6. Put money on the line
Prepay for things that force action: an ad budget that starts Monday, a coach, a mastermind fee, a booked workshop with your own customers. Commitment devices work because backing out now has a visible cost. Skin in the game is the oldest accountability system there is.
7. Automate the reminder — put the prompt where you already look
Every system above fails silently if you simply forget it during a chaotic week. The last layer is a prompt that arrives on its own, in a place you already check — your inbox, first thing in the morning. A good daily prompt does two things: it points you at one specific action, and it quietly asks the accountability question — did you do what you said yesterday?
Putting It Together: A Minimal Accountability Stack
You don't need all seven systems. A stack of three layers covers most solo founders:
- Daily: one nudge + one minimum action. Example: "Send one outreach email after coffee."
- Weekly: a review with numbers + a partner call. Example: 3 metrics, 3 sentences, 1 priority for next week.
- Monthly: a public milestone. Example: "Version 2 ships on the 30th" — posted where people will see it.
Start with the daily layer. It's the smallest, and it feeds the other two: if nothing happened all week, the weekly review has nothing to work with.
Where BestMe US Fits
BestMe US was built for exactly this problem. Every morning at 8 AM it sends one personalized, 2-minute nudge — a concrete action, a question worth answering, or a reframe — matched to the goal you're working toward. No app to remember, no course to fall behind on. It's the automated daily layer of the accountability stack: the prompt that shows up whether you're motivated or not, for $2.99/month with a free 7-day trial.

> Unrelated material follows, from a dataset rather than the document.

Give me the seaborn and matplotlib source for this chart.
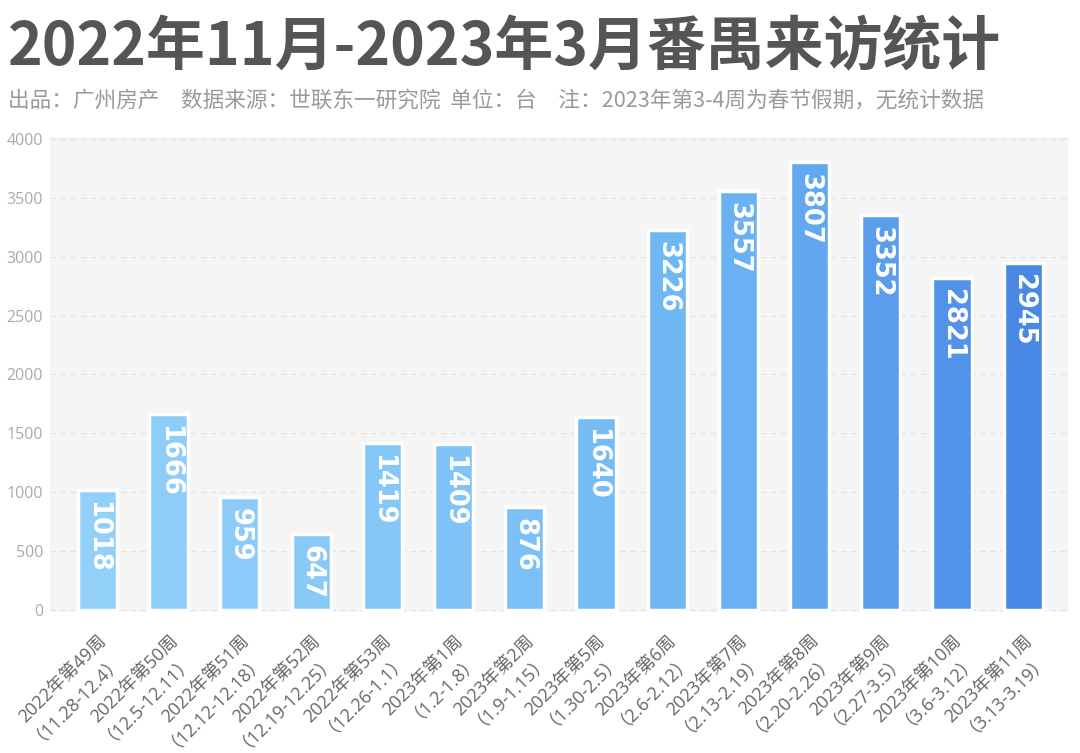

Start Smaller Than Feels Right
Accountability isn't a personality trait. It's infrastructure — and when you work alone, nobody builds it for you. Pick one system from this list, set it up today, and make the commitment small enough that you can't talk yourself out of it. The founders who get furthest aren't the ones who work the most hours in their best weeks. They're the ones whose worst weeks still produce something.